Real-World Scenarios (Three Typical Growth Paths)
Case 1 — Home Crafter Expands to Weekend Sales
Starts with simple gifts → demand increases → moves to a larger, more stable diode machine with better fixtures and air assist.
Case 2 — Hobby Maker Testing Etsy Product Lines
Begins with mixed-material projects → shifts toward acrylic décor → transitions to entry-level CO₂ for cutting throughput.
Case 3 — Small Business Scaling Order Volume
Production becomes schedule-driven → invests in reliable motion system, filtration, and workflow optimization to stabilize ROI.
Each path reflects a shift from flexibility → consistency → throughput.

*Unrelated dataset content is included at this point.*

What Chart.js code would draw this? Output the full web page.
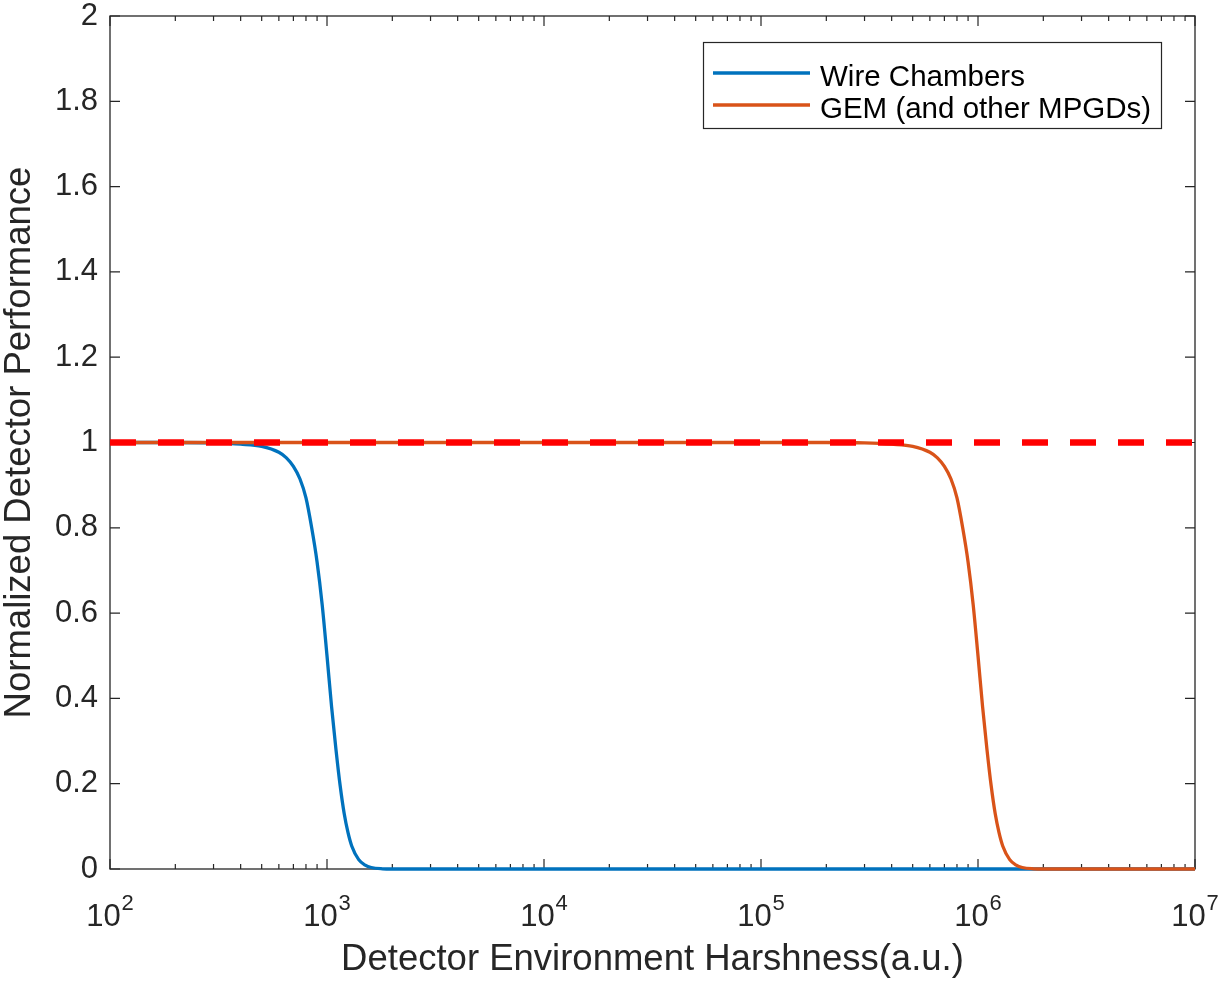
<!DOCTYPE html>
<html>
<head>
<meta charset="utf-8">
<script src="https://cdn.jsdelivr.net/npm/chart.js@4.4.1/dist/chart.umd.min.js"></script>
<style>
  html, body { margin: 0; padding: 0; background: #ffffff; }
  #wrap { width: 1218px; height: 983px; }
</style>
</head>
<body>
<div id="wrap"><canvas id="c" width="1218" height="983"></canvas></div>
<script>
// ---- Data ----
const wireX = [100, 200, 300, 400, 500, 600, 650, 700, 750, 800, 850, 900, 950, 1000, 1050, 1100, 1150, 1200, 1250, 1300, 1400, 1500, 1600, 1800, 2000, 5000, 10000, 100000, 1000000, 10000000];
const wireY = [1, 1, 0.999, 0.996, 0.991, 0.977, 0.964, 0.944, 0.915, 0.87, 0.80, 0.72, 0.62, 0.50, 0.38, 0.28, 0.195, 0.13, 0.085, 0.054, 0.022, 0.009, 0.0035, 0.0005, 0, 0, 0, 0, 0, 0];
const gemX = [100, 1000, 10000, 100000, 200000, 300000, 400000, 500000, 600000, 650000, 700000, 750000, 800000, 850000, 900000, 950000, 1000000, 1050000, 1100000, 1150000, 1200000, 1250000, 1300000, 1400000, 1500000, 1600000, 1800000, 2000000, 5000000, 10000000];
const gemY = [1, 1, 1, 1, 1, 0.999, 0.996, 0.991, 0.977, 0.964, 0.944, 0.915, 0.87, 0.80, 0.72, 0.62, 0.50, 0.38, 0.28, 0.195, 0.13, 0.085, 0.054, 0.022, 0.009, 0.0035, 0.0005, 0, 0, 0];
const refX = [100, 10000000];
const refY = [1, 1];
const seriesNames = ['Wire Chambers', 'GEM (and other MPGDs)'];
const xTickValues = [100, 1000, 10000, 100000, 1000000, 10000000];
const xTickExponents = ['2', '3', '4', '5', '6', '7'];
const yTickLabels = ['0', '0.2', '0.4', '0.6', '0.8', '1', '1.2', '1.4', '1.6', '1.8', '2'];
const xTitle = 'Detector Environment Harshness(a.u.)';
const yTitle = 'Normalized Detector Performance';

const FONT = '"Liberation Sans", Arial, Helvetica, sans-serif';
const INK = '#262626';
const BLUE = '#0072BD';
const ORANGE = '#D95319';

function pts(xs, ys) { return xs.map((x, i) => ({ x: x, y: ys[i] })); }

const axesPlugin = {
  id: 'matlabAxes',
  beforeDatasetsDraw(chart) {
    const ctx = chart.ctx;
    const a = chart.chartArea;
    const xs = chart.scales.x, ys = chart.scales.y;
    ctx.save();
    ctx.strokeStyle = INK;
    ctx.lineWidth = 1.3;
    ctx.strokeRect(a.left, a.top, a.right - a.left, a.bottom - a.top);
    ctx.lineWidth = 1.2;
    ctx.beginPath();
    yTickLabels.forEach(l => {
      const py = ys.getPixelForValue(parseFloat(l));
      ctx.moveTo(a.left, py); ctx.lineTo(a.left + 10, py);
      ctx.moveTo(a.right, py); ctx.lineTo(a.right - 10, py);
    });
    for (let d = 0; d < xTickValues.length; d++) {
      const base = xTickValues[d];
      const px = xs.getPixelForValue(base);
      ctx.moveTo(px, a.bottom); ctx.lineTo(px, a.bottom - 10);
      ctx.moveTo(px, a.top); ctx.lineTo(px, a.top + 10);
      if (d < xTickValues.length - 1) {
        for (let m = 2; m <= 9; m++) {
          const mx = xs.getPixelForValue(base * m);
          ctx.moveTo(mx, a.bottom); ctx.lineTo(mx, a.bottom - 5);
          ctx.moveTo(mx, a.top); ctx.lineTo(mx, a.top + 5);
        }
      }
    }
    ctx.stroke();
    ctx.fillStyle = INK;
    ctx.textBaseline = 'alphabetic';
    ctx.textAlign = 'left';
    xTickValues.forEach((v, i) => {
      const px = xs.getPixelForValue(v);
      ctx.font = '31px ' + FONT;
      const w1 = ctx.measureText('10').width;
      ctx.font = '22px ' + FONT;
      const w2 = ctx.measureText(xTickExponents[i]).width;
      const start = px - (w1 + 1 + w2) / 2;
      ctx.font = '31px ' + FONT;
      ctx.fillText('10', start, 926);
      ctx.font = '22px ' + FONT;
      ctx.fillText(xTickExponents[i], start + w1 + 1, 910);
    });
    ctx.restore();
  },
  afterDatasetsDraw(chart) {
    const ctx = chart.ctx;
    ctx.save();
    const bx = 703, by = 42, bw = 458, bh = 86;
    ctx.fillStyle = '#ffffff';
    ctx.fillRect(bx, by, bw, bh);
    ctx.strokeStyle = INK;
    ctx.lineWidth = 1.2;
    ctx.strokeRect(bx + 0.5, by + 0.5, bw, bh);
    const rows = [
      { ds: chart.data.datasets[2], ly: 73, ty: 86 },
      { ds: chart.data.datasets[1], ly: 105, ty: 118 }
    ];
    ctx.font = '29.5px ' + FONT;
    ctx.textBaseline = 'alphabetic';
    ctx.textAlign = 'left';
    rows.forEach(r => {
      ctx.strokeStyle = r.ds.borderColor;
      ctx.lineWidth = 3.3;
      ctx.beginPath();
      ctx.moveTo(713, r.ly); ctx.lineTo(810, r.ly);
      ctx.stroke();
      ctx.fillStyle = '#000000';
      ctx.fillText(r.ds.label, 820, r.ty);
    });
    ctx.restore();
  }
};

new Chart(document.getElementById('c'), {
  type: 'line',
  data: {
    datasets: [
      {
        label: 'reference',
        data: pts(refX, refY),
        borderColor: '#FF0000',
        borderWidth: 6.5,
        borderDash: [26, 22],
        pointRadius: 0,
        order: 0,
        clip: 6
      },
      {
        label: seriesNames[1],
        data: pts(gemX, gemY),
        borderColor: ORANGE,
        borderWidth: 3.3,
        pointRadius: 0,
        cubicInterpolationMode: 'monotone',
        order: 1,
        clip: 4
      },
      {
        label: seriesNames[0],
        data: pts(wireX, wireY),
        borderColor: BLUE,
        borderWidth: 3.3,
        pointRadius: 0,
        cubicInterpolationMode: 'monotone',
        order: 2,
        clip: 4
      }
    ]
  },
  options: {
    responsive: false,
    devicePixelRatio: 1,
    animation: false,
    layout: { padding: { top: 16, right: 23, left: 0, bottom: 0 } },
    plugins: { legend: { display: false }, tooltip: { enabled: false } },
    scales: {
      x: {
        type: 'logarithmic',
        min: 100,
        max: 10000000,
        grid: { display: false },
        border: { display: false },
        ticks: { display: false },
        title: {
          display: true,
          text: xTitle,
          color: INK,
          font: { family: FONT, size: 36.5, lineHeight: 1 },
          padding: { top: 0, bottom: 4.5 }
        },
        afterFit(s) { s.height = 114; s.paddingLeft = 0; s.paddingRight = 0; }
      },
      y: {
        type: 'linear',
        min: 0,
        max: 2,
        grid: { display: false },
        border: { display: false },
        ticks: {
          stepSize: 0.2,
          padding: 4,
          color: INK,
          font: { family: FONT, size: 31 },
          callback: (v, i) => yTickLabels[i]
        },
        title: {
          display: true,
          text: yTitle,
          color: INK,
          font: { family: FONT, size: 36.5, lineHeight: 1 },
          padding: { top: 2, bottom: 0 }
        },
        afterFit(s) { s.width = 110; s.paddingTop = 0; s.paddingBottom = 0; }
      }
    }
  },
  plugins: [axesPlugin]
});
</script>
</body>
</html>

Decision Matrix — Match Your Workload to the Right Machine Tier
| User Type | Workload Level | Priority | Recommended Machine Tier |
|---|---|---|---|
| Home | Light, irregular | Safety, simplicity | Entry–mid diode |
| Hobby | Medium, growing | Versatility, upgrades | Mid diode / entry CO₂ |
| Small Business | High, revenue-driven | Throughput, reliability, ROI | High diode / CO₂ |
The right laser engraver is determined primarily by workload intensity and commercial intent — not just power ratings or marketing specifications.
Choose conservatively for home use, flexibly for hobby growth, and strategically for revenue-driven production with a focus on reliability, throughput, and lifecycle cost.